The Mississippi River is a public amenity, and it's the heart and soul of St. Paul. It needs to be put to its highest and best use. The private sector might or might not, on its own, achieve the coordination needed to make the most of this resource. It has happened in plenty of cities. It has also failed to happen in plenty of cities. The invisible hand of the free market works wonders when you have a large number of actors making a large number of independent decisions. It doesn't work so well when you have a limited number of sites for riverfront development, and once a given land use is in place, you're pretty much stuck with it in that location for a few decades at least.
St.
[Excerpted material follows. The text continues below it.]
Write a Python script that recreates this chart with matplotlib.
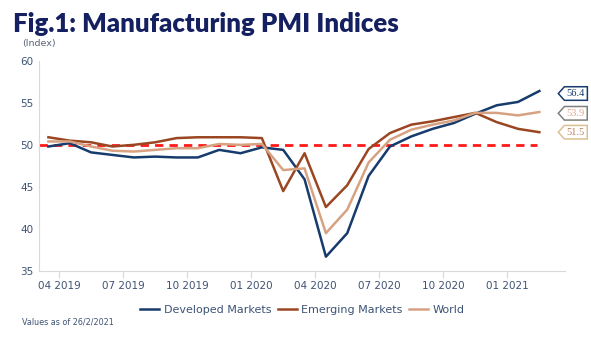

Paul's role here is to set a framework, based on the public interest and a big-picture goal, to leverage the value of our great river. With this plan in place, every redevelopment project will result in talks with the city about fitting what gets built into the River Balcony vision.
But the incrementalist approach means that the risk is reduced. This is a vision that can be adapted along the way, because it's slated to happen in small steps and the city doesn't seem inclined to lay out every detail in advance. Let's hope they stick to their guns on that. There are plenty of ways to still screw it up... but for now, I'm really excited about what downtown St. Paul might be in the foreseeable future.
Nassim Taleb, whom I can hardly go a post without talking up (seriously, read Antifragile!), talks about antifragility and resilience as achievable by deliberately putting yourself in situations with limited downside risk but huge upside potential. A Strong Town should position itself to take advantage of such opportunities.
One good way to get there, I think, is this rule of thumb: Dream big, but plan small.